* EXERCISE TASK *
Identify all lines of the data containing the string "size" and copy them.

* INFORMATION GIVEN *

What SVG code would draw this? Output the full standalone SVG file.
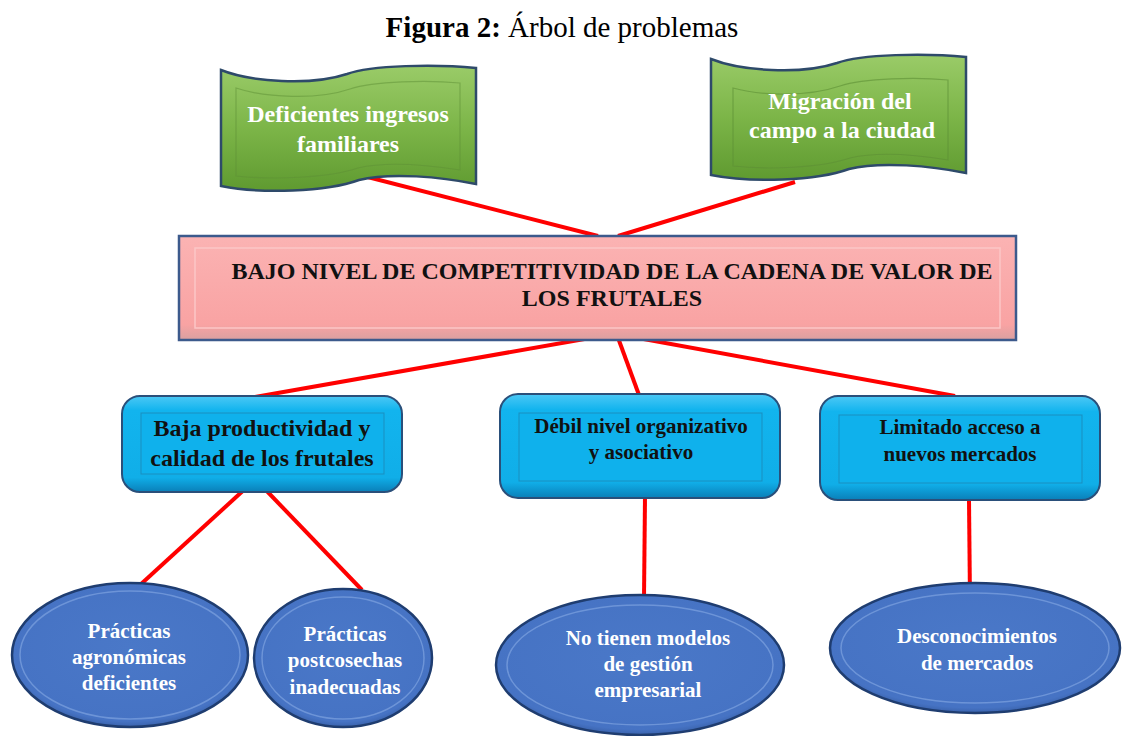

* * *

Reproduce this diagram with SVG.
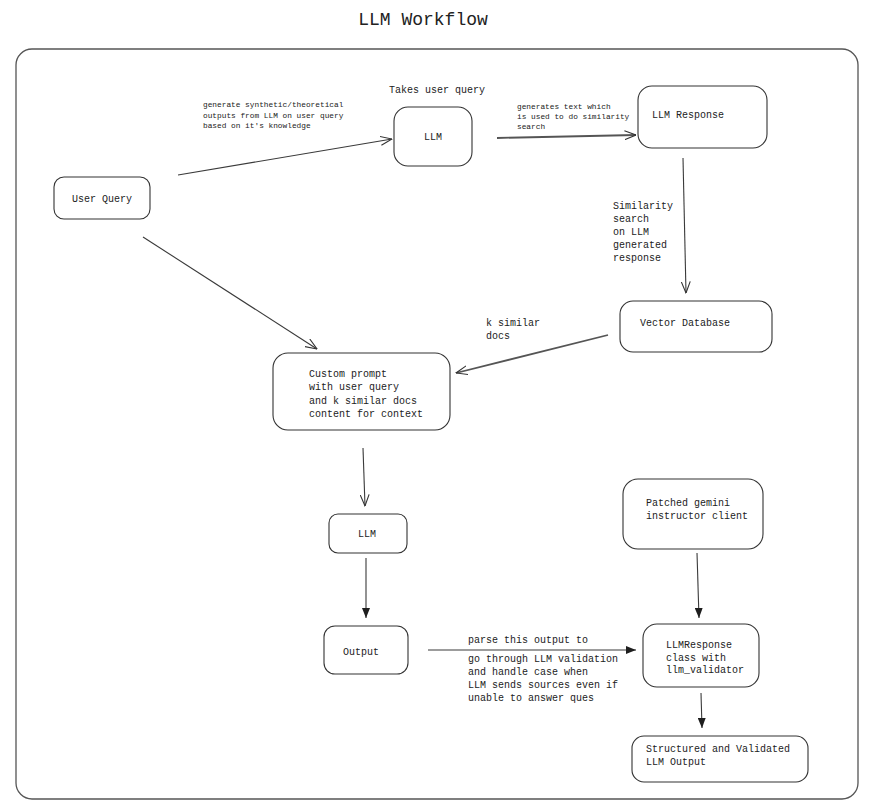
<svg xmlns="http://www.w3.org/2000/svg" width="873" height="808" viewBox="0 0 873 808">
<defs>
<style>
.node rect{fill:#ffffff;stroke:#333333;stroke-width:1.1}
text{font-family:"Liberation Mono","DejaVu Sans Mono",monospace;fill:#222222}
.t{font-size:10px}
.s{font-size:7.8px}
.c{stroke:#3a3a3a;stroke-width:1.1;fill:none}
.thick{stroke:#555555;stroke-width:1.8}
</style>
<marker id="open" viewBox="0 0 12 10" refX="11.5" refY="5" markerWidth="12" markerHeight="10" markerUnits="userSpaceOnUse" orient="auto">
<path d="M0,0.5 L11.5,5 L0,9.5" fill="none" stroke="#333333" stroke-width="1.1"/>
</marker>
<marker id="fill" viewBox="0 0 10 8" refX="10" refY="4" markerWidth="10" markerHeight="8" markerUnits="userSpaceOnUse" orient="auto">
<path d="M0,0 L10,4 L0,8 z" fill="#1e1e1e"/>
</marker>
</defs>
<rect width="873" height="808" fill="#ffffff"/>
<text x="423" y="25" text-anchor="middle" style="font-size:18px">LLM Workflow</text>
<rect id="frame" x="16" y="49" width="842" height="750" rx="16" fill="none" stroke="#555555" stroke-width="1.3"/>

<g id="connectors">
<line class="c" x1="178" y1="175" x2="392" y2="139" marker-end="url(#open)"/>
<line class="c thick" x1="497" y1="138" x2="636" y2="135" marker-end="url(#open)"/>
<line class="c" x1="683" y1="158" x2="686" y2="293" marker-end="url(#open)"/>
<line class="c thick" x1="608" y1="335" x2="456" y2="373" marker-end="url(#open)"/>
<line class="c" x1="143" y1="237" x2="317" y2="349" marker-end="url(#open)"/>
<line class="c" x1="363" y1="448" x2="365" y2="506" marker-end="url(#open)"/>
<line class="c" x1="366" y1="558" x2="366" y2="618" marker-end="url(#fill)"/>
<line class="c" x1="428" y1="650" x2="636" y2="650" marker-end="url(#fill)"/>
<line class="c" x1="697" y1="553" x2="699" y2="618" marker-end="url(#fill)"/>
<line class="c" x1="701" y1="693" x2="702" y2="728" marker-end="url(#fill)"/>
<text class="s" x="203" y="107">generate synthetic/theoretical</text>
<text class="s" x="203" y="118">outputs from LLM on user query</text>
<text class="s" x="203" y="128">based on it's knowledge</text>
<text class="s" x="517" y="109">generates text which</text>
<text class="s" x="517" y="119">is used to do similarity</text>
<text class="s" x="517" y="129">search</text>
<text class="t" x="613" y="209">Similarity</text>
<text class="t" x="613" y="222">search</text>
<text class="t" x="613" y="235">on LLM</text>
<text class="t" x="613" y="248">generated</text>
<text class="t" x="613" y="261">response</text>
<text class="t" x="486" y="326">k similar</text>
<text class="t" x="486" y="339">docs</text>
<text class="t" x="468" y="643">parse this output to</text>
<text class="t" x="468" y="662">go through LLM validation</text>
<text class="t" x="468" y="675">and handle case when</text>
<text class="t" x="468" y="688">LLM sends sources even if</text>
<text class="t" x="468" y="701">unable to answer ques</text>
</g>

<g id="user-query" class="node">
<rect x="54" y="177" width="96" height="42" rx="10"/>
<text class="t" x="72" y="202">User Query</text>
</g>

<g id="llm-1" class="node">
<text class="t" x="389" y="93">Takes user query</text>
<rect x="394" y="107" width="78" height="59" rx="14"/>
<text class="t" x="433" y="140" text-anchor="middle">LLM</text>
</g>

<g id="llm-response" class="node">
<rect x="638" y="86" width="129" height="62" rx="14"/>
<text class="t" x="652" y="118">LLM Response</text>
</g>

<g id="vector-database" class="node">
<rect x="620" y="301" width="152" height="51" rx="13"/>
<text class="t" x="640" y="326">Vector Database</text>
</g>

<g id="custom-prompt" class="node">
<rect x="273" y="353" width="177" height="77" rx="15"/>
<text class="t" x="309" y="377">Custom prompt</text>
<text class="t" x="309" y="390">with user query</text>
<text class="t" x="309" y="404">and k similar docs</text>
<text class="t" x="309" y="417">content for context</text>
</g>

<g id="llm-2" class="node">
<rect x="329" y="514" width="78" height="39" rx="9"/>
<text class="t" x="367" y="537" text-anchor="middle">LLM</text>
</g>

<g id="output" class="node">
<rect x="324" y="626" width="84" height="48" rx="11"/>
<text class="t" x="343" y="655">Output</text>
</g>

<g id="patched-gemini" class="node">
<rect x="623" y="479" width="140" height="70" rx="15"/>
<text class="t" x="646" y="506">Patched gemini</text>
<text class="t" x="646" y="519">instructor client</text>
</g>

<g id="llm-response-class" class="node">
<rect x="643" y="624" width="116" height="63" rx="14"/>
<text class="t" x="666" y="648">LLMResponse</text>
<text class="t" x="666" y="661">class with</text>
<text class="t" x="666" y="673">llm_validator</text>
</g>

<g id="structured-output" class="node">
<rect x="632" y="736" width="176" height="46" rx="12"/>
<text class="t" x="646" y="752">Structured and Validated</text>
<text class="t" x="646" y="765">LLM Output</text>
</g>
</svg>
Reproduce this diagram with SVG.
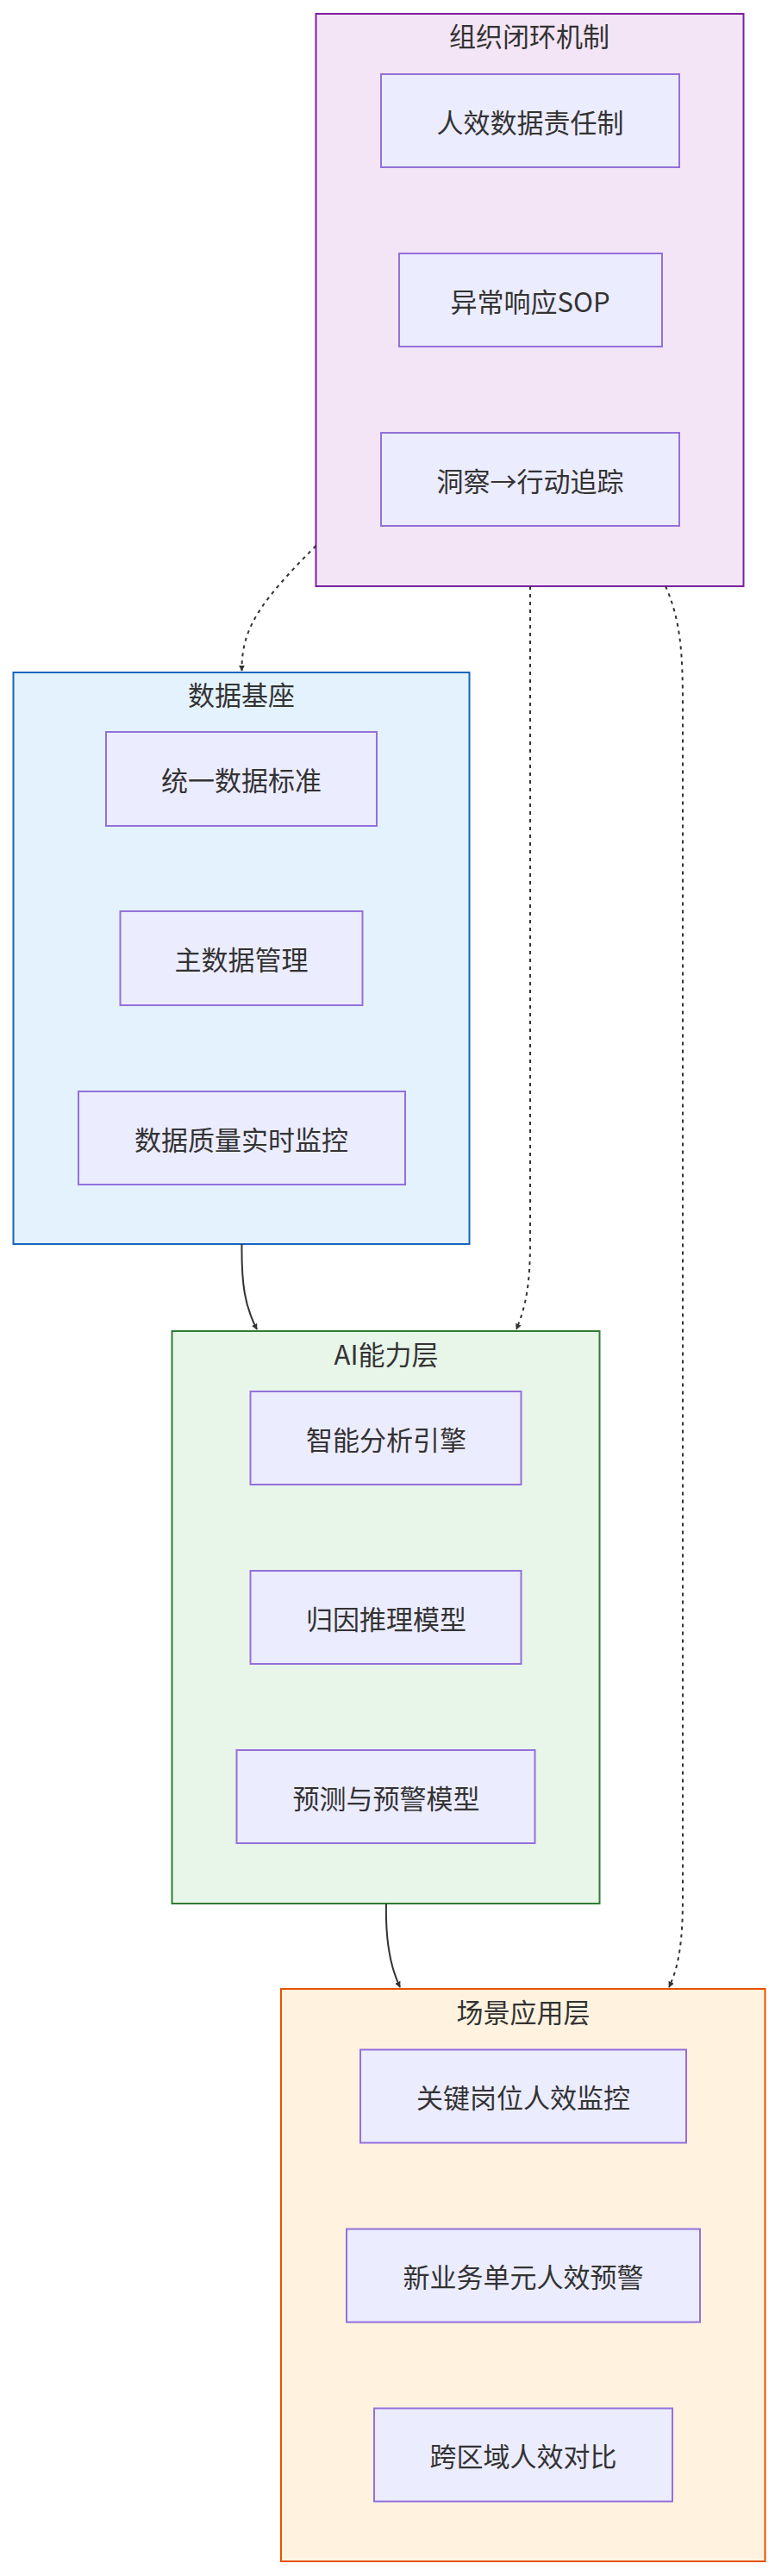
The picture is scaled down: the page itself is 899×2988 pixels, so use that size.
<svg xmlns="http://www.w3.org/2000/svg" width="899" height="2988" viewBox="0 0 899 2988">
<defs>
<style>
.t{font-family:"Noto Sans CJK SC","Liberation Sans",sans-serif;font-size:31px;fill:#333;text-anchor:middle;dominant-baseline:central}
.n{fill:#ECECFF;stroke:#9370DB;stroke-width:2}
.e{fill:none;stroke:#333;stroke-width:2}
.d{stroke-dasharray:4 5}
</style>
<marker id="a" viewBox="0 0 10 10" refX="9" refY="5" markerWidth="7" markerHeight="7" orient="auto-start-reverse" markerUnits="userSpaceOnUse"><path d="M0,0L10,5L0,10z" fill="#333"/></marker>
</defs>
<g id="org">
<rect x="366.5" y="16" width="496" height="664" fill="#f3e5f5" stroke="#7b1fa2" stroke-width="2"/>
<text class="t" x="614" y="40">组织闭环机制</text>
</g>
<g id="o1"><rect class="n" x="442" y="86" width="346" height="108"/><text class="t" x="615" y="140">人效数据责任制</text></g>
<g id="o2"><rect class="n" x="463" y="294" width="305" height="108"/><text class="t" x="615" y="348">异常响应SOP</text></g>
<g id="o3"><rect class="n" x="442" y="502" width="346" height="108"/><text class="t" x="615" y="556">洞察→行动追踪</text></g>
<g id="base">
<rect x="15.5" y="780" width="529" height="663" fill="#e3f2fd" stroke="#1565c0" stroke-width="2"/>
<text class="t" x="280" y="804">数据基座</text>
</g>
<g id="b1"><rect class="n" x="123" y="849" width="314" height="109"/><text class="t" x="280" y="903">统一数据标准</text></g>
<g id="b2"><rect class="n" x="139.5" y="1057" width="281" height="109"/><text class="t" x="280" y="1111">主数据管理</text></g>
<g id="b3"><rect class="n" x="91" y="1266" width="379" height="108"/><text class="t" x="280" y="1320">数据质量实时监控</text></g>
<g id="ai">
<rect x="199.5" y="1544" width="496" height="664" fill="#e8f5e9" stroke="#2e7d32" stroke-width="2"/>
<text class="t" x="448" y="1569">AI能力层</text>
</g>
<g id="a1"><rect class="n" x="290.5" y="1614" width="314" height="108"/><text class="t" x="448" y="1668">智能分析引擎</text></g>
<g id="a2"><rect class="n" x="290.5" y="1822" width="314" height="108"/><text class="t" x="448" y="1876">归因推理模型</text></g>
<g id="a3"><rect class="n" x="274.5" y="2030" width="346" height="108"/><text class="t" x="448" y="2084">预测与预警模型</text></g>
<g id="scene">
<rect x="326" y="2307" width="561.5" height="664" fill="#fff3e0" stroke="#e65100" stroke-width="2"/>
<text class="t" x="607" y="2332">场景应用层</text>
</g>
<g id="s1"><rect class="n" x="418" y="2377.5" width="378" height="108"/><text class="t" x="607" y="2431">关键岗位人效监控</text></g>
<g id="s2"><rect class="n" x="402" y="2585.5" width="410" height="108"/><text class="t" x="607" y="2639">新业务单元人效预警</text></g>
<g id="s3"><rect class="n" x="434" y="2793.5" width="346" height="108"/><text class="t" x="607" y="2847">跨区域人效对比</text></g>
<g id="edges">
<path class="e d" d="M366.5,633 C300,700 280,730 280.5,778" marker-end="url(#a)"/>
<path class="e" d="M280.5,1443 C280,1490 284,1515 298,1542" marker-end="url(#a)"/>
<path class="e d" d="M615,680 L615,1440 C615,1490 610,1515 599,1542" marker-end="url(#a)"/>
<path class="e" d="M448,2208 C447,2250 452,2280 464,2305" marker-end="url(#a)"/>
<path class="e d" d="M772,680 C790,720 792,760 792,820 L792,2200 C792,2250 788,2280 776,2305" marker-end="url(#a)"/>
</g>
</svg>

* * *

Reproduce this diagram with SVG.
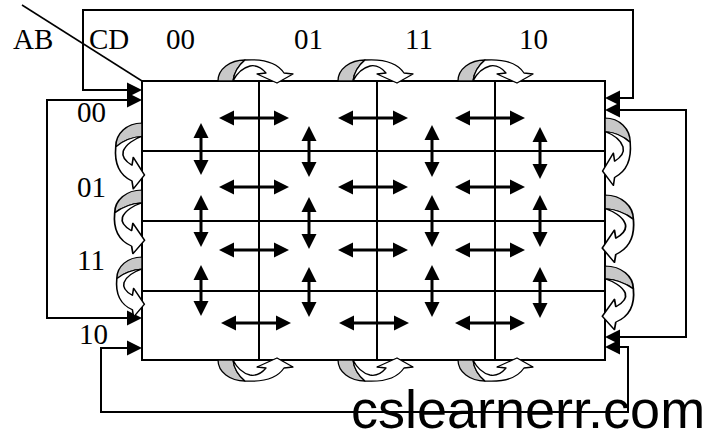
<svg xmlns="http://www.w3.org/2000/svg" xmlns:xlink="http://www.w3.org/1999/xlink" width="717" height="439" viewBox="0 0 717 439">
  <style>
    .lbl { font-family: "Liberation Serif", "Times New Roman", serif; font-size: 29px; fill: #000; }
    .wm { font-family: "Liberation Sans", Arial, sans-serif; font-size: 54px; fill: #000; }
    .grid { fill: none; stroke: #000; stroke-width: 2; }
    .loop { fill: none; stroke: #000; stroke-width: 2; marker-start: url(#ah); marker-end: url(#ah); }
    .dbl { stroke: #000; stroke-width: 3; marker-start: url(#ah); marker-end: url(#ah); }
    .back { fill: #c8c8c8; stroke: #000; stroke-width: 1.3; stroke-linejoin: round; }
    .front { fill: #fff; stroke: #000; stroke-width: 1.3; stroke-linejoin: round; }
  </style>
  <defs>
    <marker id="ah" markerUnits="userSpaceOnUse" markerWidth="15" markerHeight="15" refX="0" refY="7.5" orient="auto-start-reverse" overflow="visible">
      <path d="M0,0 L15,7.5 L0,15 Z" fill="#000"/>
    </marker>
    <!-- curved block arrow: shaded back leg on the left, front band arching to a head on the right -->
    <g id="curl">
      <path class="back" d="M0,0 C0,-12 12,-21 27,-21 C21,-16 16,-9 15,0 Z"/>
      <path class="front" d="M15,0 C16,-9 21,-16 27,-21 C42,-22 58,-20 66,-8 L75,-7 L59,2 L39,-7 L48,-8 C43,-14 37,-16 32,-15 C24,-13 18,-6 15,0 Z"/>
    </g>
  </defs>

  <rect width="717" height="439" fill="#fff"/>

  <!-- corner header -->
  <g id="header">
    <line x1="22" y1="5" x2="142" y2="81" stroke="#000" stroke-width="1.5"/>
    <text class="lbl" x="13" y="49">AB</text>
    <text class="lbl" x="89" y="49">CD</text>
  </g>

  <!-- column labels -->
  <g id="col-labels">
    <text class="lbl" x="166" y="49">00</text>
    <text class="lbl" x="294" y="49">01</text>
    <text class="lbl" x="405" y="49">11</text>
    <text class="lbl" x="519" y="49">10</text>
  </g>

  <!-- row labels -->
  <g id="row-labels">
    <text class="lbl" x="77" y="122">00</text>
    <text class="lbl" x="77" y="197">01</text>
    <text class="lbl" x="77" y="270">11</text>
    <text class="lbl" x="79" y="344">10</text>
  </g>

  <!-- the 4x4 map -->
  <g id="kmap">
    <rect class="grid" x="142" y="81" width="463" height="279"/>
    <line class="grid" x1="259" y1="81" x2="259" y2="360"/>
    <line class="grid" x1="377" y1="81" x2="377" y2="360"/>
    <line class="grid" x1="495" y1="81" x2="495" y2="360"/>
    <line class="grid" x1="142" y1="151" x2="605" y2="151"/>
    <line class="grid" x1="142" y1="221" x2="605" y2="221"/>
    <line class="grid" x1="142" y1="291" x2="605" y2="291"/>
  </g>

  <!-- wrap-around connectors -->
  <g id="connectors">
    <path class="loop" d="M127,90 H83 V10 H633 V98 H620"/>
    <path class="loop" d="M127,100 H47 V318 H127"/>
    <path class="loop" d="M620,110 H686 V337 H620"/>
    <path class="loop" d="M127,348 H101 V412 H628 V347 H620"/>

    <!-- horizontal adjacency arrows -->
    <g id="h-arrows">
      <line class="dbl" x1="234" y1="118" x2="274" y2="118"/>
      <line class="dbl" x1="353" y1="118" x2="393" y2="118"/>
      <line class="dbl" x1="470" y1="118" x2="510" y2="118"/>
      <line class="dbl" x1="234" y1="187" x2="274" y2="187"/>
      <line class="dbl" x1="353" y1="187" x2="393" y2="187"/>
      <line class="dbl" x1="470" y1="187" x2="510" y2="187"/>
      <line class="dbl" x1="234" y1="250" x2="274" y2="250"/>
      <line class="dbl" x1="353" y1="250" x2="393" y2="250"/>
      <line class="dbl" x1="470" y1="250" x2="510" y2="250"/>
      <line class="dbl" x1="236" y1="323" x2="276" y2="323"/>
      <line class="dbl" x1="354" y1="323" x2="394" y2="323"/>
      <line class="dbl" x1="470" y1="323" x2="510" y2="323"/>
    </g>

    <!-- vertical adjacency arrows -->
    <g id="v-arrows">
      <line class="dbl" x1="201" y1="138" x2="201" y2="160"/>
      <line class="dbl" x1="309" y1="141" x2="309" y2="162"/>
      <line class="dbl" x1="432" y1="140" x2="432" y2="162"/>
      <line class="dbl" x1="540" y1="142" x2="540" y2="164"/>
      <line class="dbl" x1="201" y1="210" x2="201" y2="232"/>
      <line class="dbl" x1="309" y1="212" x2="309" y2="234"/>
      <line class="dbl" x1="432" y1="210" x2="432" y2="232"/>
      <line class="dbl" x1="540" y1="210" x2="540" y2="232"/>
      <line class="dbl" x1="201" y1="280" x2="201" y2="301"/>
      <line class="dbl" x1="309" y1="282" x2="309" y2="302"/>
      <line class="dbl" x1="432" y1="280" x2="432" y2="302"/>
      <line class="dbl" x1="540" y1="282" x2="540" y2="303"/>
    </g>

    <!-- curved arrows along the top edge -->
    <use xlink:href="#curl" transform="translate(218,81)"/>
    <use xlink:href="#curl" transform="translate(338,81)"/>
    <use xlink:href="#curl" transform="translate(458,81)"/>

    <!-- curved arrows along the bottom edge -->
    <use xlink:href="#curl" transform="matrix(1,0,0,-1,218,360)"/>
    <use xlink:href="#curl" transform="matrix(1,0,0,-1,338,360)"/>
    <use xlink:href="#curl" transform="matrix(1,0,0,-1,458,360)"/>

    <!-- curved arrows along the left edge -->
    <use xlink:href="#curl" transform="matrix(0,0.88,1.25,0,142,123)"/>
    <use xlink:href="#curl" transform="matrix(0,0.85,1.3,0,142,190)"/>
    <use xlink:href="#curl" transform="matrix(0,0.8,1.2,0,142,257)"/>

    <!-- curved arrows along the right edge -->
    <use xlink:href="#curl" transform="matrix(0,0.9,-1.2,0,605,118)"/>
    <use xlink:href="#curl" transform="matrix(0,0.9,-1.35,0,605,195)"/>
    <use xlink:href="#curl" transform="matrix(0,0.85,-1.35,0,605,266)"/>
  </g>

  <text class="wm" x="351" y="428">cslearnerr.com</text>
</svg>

* RESULT BELOW *
.t{font-size:10px}
.s{font-size:7.8px}
<text x="423" y="25" text-anchor="middle" style="font-size:18px">LLM Workflow</text>
The picture is scaled down: the page itself is 899×2988 pixels, so use that size.
.t{font-family:"Noto Sans CJK SC","Liberation Sans",sans-serif;font-size:31px;fill:#333;text-anchor:middle;dominant-baseline:central}
    .lbl { font-family: "Liberation Serif", "Times New Roman", serif; font-size: 29px; fill: #000; }
    .wm { font-family: "Liberation Sans", Arial, sans-serif; font-size: 54px; fill: #000; }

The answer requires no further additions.